Male winter moths hanging out on a window

    Starting around Thanksgiving, the moths mate, and the females lay their eggs on trunks and major branches of trees. They particularly like maples, oaks, crabapples, and blueberries. Those are some of the key species in my yard. The larvae, tiny caterpillars, hatch in spring, wiggle into buds, and eat young leaves. 


    Weakened by losing a large proportion of their leaves to the caterpillars’ depredations, the trees may die because they lack the energy to put out a new crop of foliage. I can see this happening to street trees in the neighborhood. Some have died; many are very stressed.

This birch lost many leaves to winter moth caterpillars

    I’ve been having my trees sprayed with a (somewhat) natural product called spinosad that kills winter moth caterpillars when they’re eating leaves in spring. I do it to save the trees, but I don’t feel good about it. Spinosad kills by its action on the caterpillar’s nervous system. It’s extracted from the bacterium Saccharopolyspora spinosa, which is fermented to derive the active ingredient. 


    Spinosad has low toxicity for mammals and birds and spares many insect predators and parasitoids that we count on to control leaf-eaters. The problem is that it kills not only winter moth larvae but other insects too. I was alarmed to learn that it can kill honeybees if it’s applied while they’re active, as when flowering trees are blooming in spring and bees are foraging. Once the spinosad dries, it becomes less dangerous to bees. 


I don't want to kill bees by spraying spinosad

    So which choice is correct, to spray or not to spray? I’m torn between wanting to save trees I love--losing the hundred-year-old oak near the house would be particularly sad—and recognizing that by spraying spinosad, I’m altering the balance of insects in my yard and killing off some natives participants in the local food web. I could let the winter moth caterpillars do their worst and see which plants survived, but so far I haven’t had the heart for such an austere approach. 


I'd hate to lose this red oak

    In the next few years, biological control may let me off the hook. Winter moth originated in Europe. Because it didn’t evolve here, it has no native predators. A team led by UMass scientist Joseph Elkinton has spent a decade releasing a predator of winter moth in New England.    
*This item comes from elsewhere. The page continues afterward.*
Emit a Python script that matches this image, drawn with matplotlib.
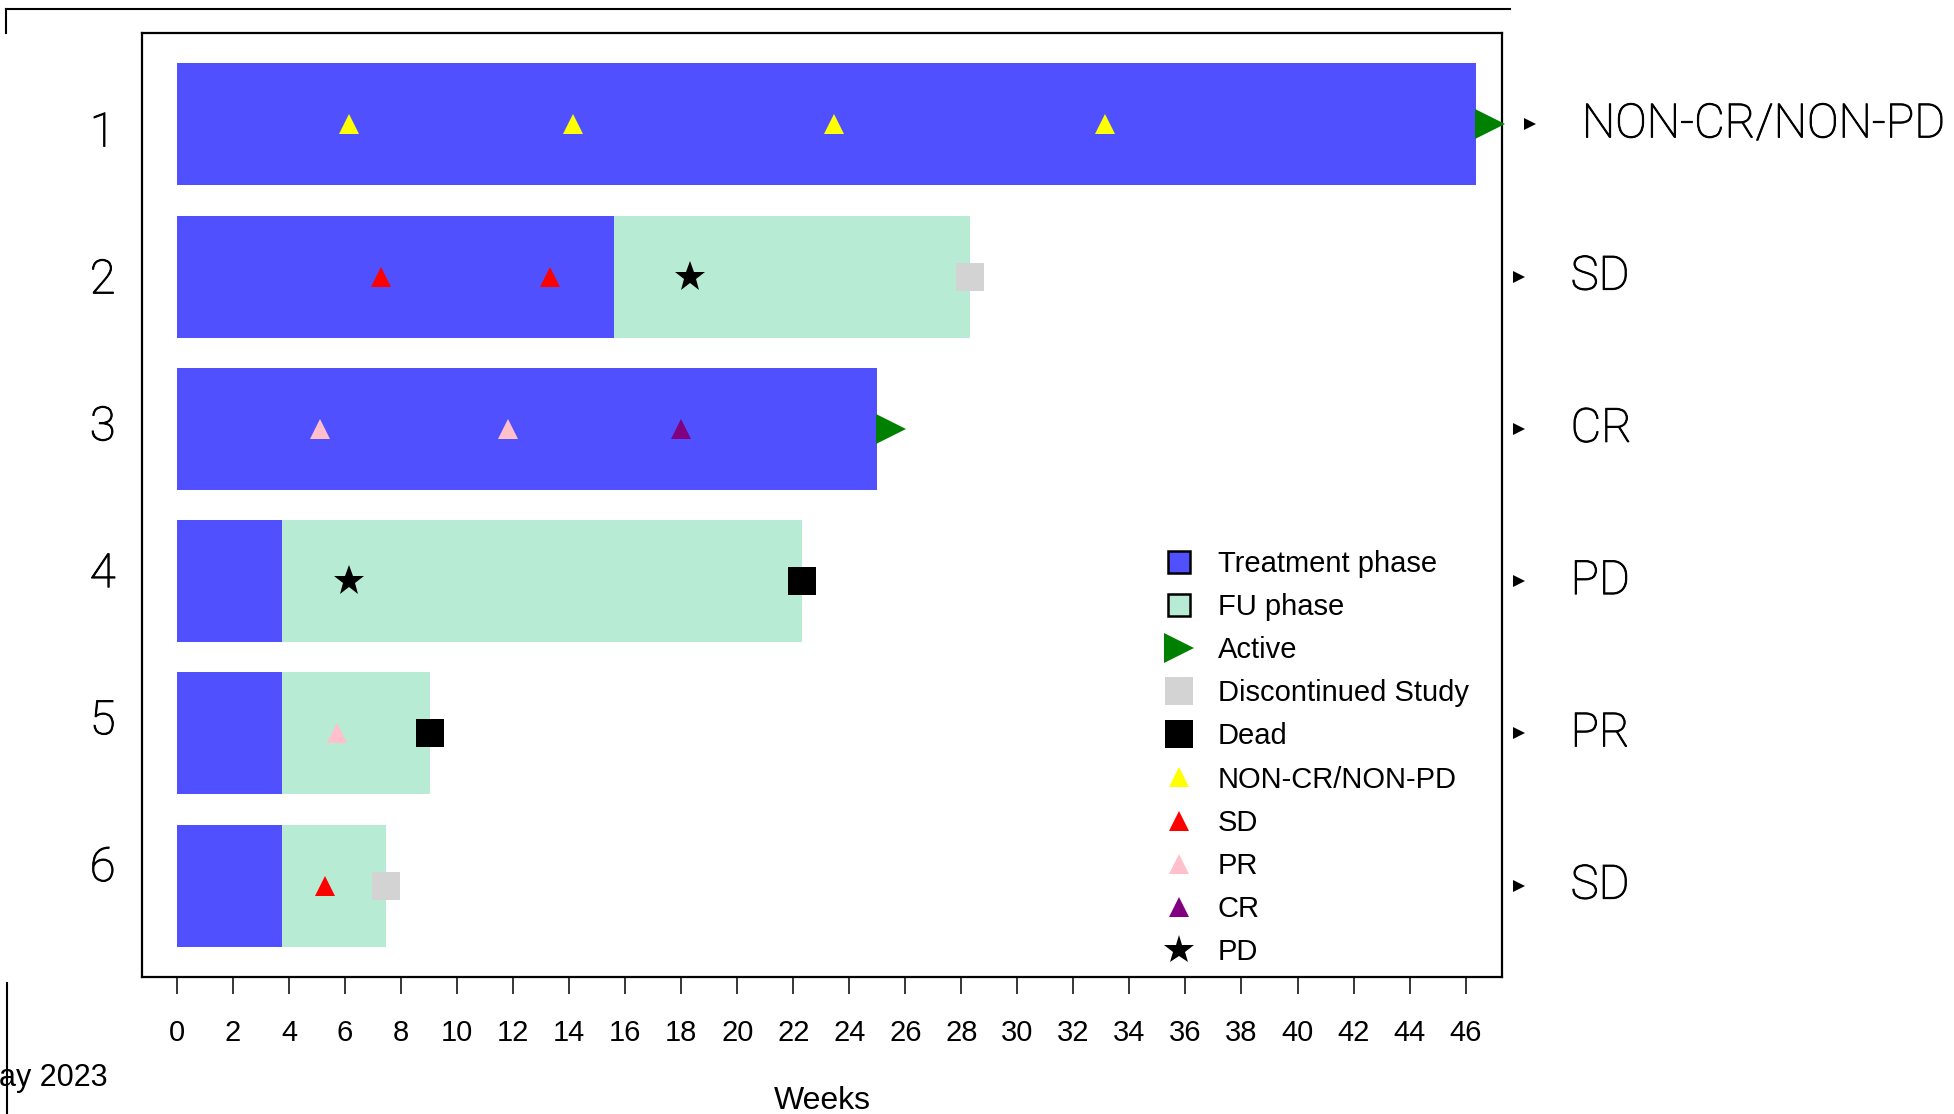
import matplotlib
matplotlib.use("Agg")
import matplotlib.pyplot as plt
import matplotlib.patheffects as pe
from matplotlib.lines import Line2D

# subject data (weeks)
subjects = [1, 2, 3, 4, 5, 6]
treat_end = [46.36, 15.6, 25.0, 3.75, 3.75, 3.75]
fu_end = [None, 28.3, None, 22.3, 9.04, 7.46]
status = ["Active", "Discontinued Study", "Active", "Dead", "Dead", "Discontinued Study"]
best_resp = ["NON-CR/NON-PD", "SD", "CR", "PD", "PR", "SD"]

# assessments: (subject, week, response)
assess_subj = [1, 1, 1, 1, 2, 2, 2, 3, 3, 3, 4, 5, 6]
assess_week = [6.14, 14.14, 23.46, 33.14, 7.29, 13.3, 18.3, 5.1, 11.8, 18.0, 6.14, 5.7, 5.29]
assess_resp = ["NON-CR/NON-PD", "NON-CR/NON-PD", "NON-CR/NON-PD", "NON-CR/NON-PD",
               "SD", "SD", "PD", "PR", "PR", "CR", "PD", "PR", "SD"]

xticks = list(range(0, 47, 2))

blue = "#5050FF"
fu_col = "#B8EBD4"
resp_style = {
    "NON-CR/NON-PD": dict(marker="^", color="yellow", ms=14),
    "SD": dict(marker="^", color="red", ms=14),
    "PR": dict(marker="^", color="pink", ms=14),
    "CR": dict(marker="^", color="purple", ms=14),
    "PD": dict(marker="*", color="black", ms=23),
}
end_style = {
    "Active": dict(marker=">", color="green", ms=21),
    "Discontinued Study": dict(marker="s", color="lightgray", ms=20),
    "Dead": dict(marker="s", color="black", ms=20),
}
# light font drawn a bit darker, like the original
dark = [pe.withStroke(linewidth=0.7, foreground="black")]

fig = plt.figure(figsize=(19.54, 11.14), dpi=100)
ax = fig.add_axes([142 / 1954, 1 - 977 / 1114, 1360 / 1954, 944 / 1114])

for i, s in enumerate(subjects):
    ax.barh(s, treat_end[i], left=0, height=0.8, color=blue, zorder=2)
    if fu_end[i] is not None:
        ax.barh(s, fu_end[i] - treat_end[i], left=treat_end[i], height=0.8, color=fu_col, zorder=2)
        end_x = fu_end[i]
    else:
        end_x = treat_end[i] + 0.5
    st = end_style[status[i]]
    ax.plot(end_x, s, linestyle="none", marker=st["marker"], color=st["color"],
            ms=st["ms"], mew=0, zorder=4, clip_on=False)
    # best response on the right
    ax.plot(48.3 if i == 0 else 47.9, s, linestyle="none", marker=">", color="black",
            ms=8, mew=0, clip_on=False)
    ax.text(50.15 if i == 0 else 49.75, s, best_resp[i], fontsize=34, family="Roboto",
            fontweight="light", color="black", va="center", ha="left", clip_on=False,
            path_effects=dark)

for s, w, r in zip(assess_subj, assess_week, assess_resp):
    st = resp_style[r]
    ax.plot(w, s, linestyle="none", marker=st["marker"], color=st["color"],
            ms=st["ms"], mew=0, zorder=3)

ax.set_xlim(-1.25, 47.3)
ax.set_ylim(6.6, 0.4)
ax.set_xticks(xticks)
# subject labels in the original sit on a slightly tighter grid than the bars
ax.set_yticks([1.03 + (s - 1) * 0.965 for s in subjects], [str(s) for s in subjects])
ax.tick_params(axis="x", length=12, width=1.1, pad=18, labelsize=21)
ax.tick_params(axis="y", length=0, pad=19, labelsize=34)
for lab in ax.get_xticklabels():
    lab.set_family("Liberation Sans")
for lab in ax.get_yticklabels():
    lab.set_family("Roboto")
    lab.set_fontweight("light")
    lab.set_path_effects(dark)
for sp in ax.spines.values():
    sp.set_linewidth(1.6)
ax.set_xlabel("Weeks", fontsize=23, family="Liberation Sans", labelpad=28)

handles = [
    Line2D([], [], linestyle="none", marker="s", ms=16, mfc=blue, mec="black", mew=1.8),
    Line2D([], [], linestyle="none", marker="s", ms=16, mfc=fu_col, mec="black", mew=1.8),
]
labels = ["Treatment phase", "FU phase"]
for k in ["Active", "Discontinued Study", "Dead"]:
    st = end_style[k]
    handles.append(Line2D([], [], linestyle="none", marker=st["marker"], color=st["color"], ms=st["ms"], mew=0))
    labels.append(k)
for k in ["NON-CR/NON-PD", "SD", "PR", "CR", "PD"]:
    st = resp_style[k]
    handles.append(Line2D([], [], linestyle="none", marker=st["marker"], color=st["color"],
                          ms=st["ms"] if k != "PD" else 22, mew=0))
    labels.append(k)
ax.legend(handles, labels, loc="upper left", bbox_to_anchor=(0.747, 0.4526), frameon=False,
          prop={"family": "Liberation Sans", "size": 21}, handlelength=1.45, handletextpad=0.6,
          labelspacing=0.52, borderpad=0, borderaxespad=0)

# outer frame remnants
fig.add_artist(Line2D([5.7 / 1954, 1510 / 1954], [1 - 8.7 / 1114] * 2, color="black", lw=1.5))
fig.add_artist(Line2D([5.7 / 1954] * 2, [1 - 8.7 / 1114, 1 - 33 / 1114], color="black", lw=1.5))
fig.add_artist(Line2D([6.5 / 1954] * 2, [1 - 983 / 1114, 0], color="black", lw=1.5))
fig.text(-1 / 1954, 1 - 1078 / 1114, "ay 2023", fontsize=22, family="Liberation Sans",
         va="center", ha="left")

fig.savefig("out.png", dpi=100)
     The silver bullet is a European parasitic fly, Cyzenis albicans, which controlled winter moth outbreaks in Nova Scotia and the Pacific Northwest. The flies eat winter moth caterpillars when they pupate in the soil. They’re specialists, so they don’t affect other species. Their population is expanding. 


<b>Cyzenis</b>.<b>albicans</b>.-.lindsey.jpg
Cyzenis albicans

    I like the idea of getting rid of winter moths without chemicals. I wonder, though, about unforeseen risks of introducing nonnative insects to kill the nonnative insects we’ve already introduced accidentally.